無保険患者を生活保護に(勤医協札幌病院の事例から)


 札幌市の田中浩子さん(50代・仮名)は夜の仕事をしていましたが、コロナの影響で仕事がなくなり、昼の仕事を探そうとした矢先、我慢できない腹痛に襲われました。10年前まで勤めていた会社を退職したときから健康保険には入っていません。10万円ほどあった預金を治療費として準備し、友人に連れられて6月に札幌病院を受診。検査の結果、治療が必要と診断されましたが、会計窓口での支払いは、手持ちのお金では足りませんでした。
 窓口の職員は医療福祉課を案内し、ソーシャルワーカーの戸倉朋子さんが対応しました。「実家から月3万円の援助を使って今をのりきろう」と考えていた田中さんに、戸倉さんは「健康保険に加入していなくて収入もないならば、生活を再スタートさせるために生活保護を受けてはどうか」と提案しました。

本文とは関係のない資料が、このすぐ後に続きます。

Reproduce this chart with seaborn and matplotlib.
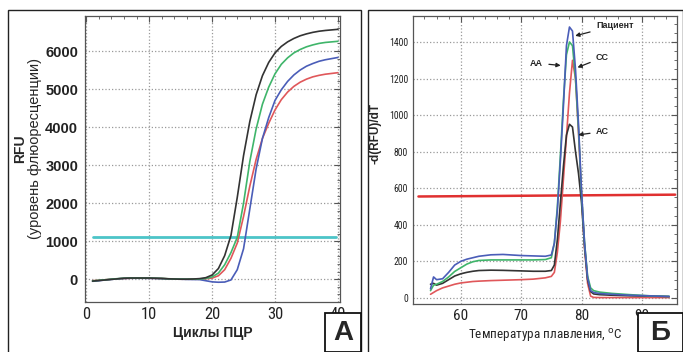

 田中さんは保護を申請して決定したことで、受診することができました。戸倉さんは、「相談を受けたときには、もう生活保護を使うしかないという人が増えています」と話します。


無低利用者も増えた


 札幌病院の医療福祉課の藤田幸司さんは、強い危機感を持っています。「新型コロナ感染が拡大したとき、外来患者数が約3割も減りました。しかし、無料低額診療の新規利用件数は減っていません。相対的に無低を利用する患者さんが大幅に増えているということです」と指摘します。

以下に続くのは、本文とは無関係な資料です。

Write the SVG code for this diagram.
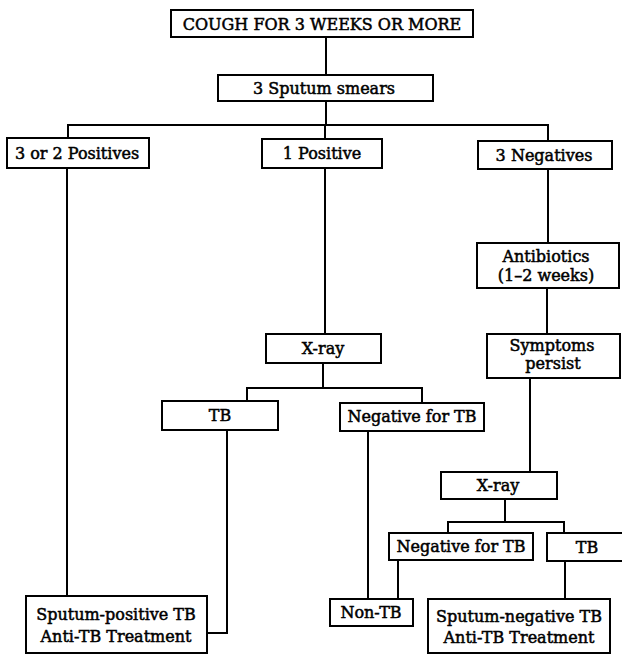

 「パートを解雇された」「派遣の仕事がなくなった」という人は今までもいましたが、次の仕事がない人が増えているといいます。
 「収入が見通せない中で、国保に入れない方も増えています。保険料を遡って払わないと加入できないと思っている人も多い。新型コロナの特例で、収入が著しく減った場合は保険料が大幅に軽減されることや、一部負担金の減免があることが知られていないようです」と藤田課長。役所の窓口担当者がこうした制度を知らないこともあったといいます。
 「国や自治体は、責任をもって緊急事態に対応した国保の減免制度などを周知するべきです。無保険になったり、収入が減って受診を我慢している人が増えていると思います。そのような患者さんたちを想像すると心配でたまりません」と話します。
 札幌病院では、「もっと無料低額診療を多くの人々に知ってほしい」と、新しいチラシを作成。近隣の小中学校をまわって就学援助世帯を対象にチラシ配布をお願いしています。また、ハローワークにも置いてもらえるよう、申し入れることにしています。